RAW DATA
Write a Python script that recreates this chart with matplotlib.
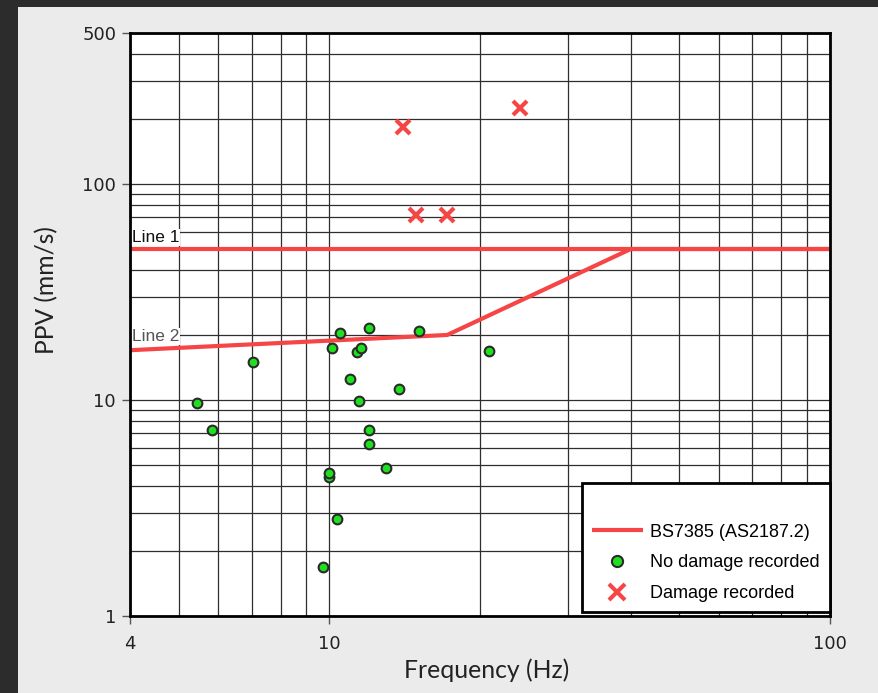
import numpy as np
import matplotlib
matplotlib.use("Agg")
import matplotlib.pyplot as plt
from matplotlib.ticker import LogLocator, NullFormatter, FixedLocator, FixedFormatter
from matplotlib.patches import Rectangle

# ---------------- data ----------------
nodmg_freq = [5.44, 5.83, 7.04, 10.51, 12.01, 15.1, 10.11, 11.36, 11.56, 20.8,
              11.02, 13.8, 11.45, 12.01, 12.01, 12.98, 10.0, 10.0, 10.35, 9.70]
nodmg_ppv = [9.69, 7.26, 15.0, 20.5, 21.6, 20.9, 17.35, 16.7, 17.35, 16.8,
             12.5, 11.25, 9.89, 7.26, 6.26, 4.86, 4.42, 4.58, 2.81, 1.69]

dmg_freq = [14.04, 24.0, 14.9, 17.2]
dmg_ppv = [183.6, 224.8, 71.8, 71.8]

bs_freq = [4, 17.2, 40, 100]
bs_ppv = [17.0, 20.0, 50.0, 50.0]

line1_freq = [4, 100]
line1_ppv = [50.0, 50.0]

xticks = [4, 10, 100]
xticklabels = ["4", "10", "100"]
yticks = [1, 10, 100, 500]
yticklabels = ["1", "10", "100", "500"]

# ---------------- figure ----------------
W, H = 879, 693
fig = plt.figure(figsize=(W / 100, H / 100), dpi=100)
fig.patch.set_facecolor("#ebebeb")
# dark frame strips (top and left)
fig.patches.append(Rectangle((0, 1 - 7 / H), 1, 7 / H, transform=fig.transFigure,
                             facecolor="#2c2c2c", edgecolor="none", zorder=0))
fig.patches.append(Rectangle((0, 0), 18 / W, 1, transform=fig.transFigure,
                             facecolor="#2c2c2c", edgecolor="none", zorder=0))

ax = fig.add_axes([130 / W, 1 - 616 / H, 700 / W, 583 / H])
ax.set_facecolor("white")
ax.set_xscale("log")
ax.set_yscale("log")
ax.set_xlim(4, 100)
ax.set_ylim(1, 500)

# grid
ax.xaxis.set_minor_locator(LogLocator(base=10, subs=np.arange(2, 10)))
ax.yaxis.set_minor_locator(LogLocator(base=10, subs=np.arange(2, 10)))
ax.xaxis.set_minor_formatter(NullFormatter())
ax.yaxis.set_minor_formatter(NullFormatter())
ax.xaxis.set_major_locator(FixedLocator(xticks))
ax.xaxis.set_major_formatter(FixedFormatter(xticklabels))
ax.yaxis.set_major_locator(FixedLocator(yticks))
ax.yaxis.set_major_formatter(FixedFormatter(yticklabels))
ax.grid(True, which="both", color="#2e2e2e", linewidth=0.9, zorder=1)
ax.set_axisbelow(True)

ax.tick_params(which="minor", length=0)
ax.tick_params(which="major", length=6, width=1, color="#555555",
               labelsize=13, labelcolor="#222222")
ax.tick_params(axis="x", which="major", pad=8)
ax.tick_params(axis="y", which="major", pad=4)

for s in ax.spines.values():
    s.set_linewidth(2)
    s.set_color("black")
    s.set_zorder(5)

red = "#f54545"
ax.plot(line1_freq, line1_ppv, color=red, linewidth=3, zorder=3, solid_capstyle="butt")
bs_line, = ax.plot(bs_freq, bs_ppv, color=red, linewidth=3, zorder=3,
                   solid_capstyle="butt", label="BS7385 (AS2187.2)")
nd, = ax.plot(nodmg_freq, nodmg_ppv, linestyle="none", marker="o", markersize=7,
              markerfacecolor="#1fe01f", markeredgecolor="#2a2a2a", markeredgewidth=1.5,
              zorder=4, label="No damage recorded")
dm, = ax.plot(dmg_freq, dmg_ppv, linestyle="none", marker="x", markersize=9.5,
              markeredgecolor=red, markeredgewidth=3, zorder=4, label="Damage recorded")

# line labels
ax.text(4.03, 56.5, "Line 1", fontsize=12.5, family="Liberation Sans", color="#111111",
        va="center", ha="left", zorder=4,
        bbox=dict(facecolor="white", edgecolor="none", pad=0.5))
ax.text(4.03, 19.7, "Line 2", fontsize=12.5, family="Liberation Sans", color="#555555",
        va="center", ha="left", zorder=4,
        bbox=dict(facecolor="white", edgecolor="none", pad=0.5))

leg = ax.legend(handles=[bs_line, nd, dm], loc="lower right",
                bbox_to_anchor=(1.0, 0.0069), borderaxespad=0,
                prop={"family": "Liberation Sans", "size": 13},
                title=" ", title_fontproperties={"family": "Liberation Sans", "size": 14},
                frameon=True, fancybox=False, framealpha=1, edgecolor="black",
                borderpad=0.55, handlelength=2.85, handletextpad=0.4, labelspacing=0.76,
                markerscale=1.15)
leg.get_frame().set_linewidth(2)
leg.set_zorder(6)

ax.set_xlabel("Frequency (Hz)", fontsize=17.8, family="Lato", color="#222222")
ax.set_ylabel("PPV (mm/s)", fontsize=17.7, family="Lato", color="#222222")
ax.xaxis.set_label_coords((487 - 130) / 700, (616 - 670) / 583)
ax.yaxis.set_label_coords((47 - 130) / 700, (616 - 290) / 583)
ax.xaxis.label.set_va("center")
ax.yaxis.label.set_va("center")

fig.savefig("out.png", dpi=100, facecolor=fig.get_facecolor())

WHAT YOU ARE ASKED TO DO
Repeat the listing above up to and including the line with "12.5, 11.25, 9.89, 7.26, 6.26, 4.86, 4.42, 4.58, 2.81, 1.69]", starting from its first line. Drop any pictures.

EXERCISE RESPONSE
Write a Python script that recreates this chart with matplotlib.
import numpy as np
import matplotlib
matplotlib.use("Agg")
import matplotlib.pyplot as plt
from matplotlib.ticker import LogLocator, NullFormatter, FixedLocator, FixedFormatter
from matplotlib.patches import Rectangle

# ---------------- data ----------------
nodmg_freq = [5.44, 5.83, 7.04, 10.51, 12.01, 15.1, 10.11, 11.36, 11.56, 20.8,
              11.02, 13.8, 11.45, 12.01, 12.01, 12.98, 10.0, 10.0, 10.35, 9.70]
nodmg_ppv = [9.69, 7.26, 15.0, 20.5, 21.6, 20.9, 17.35, 16.7, 17.35, 16.8,
             12.5, 11.25, 9.89, 7.26, 6.26, 4.86, 4.42, 4.58, 2.81, 1.69]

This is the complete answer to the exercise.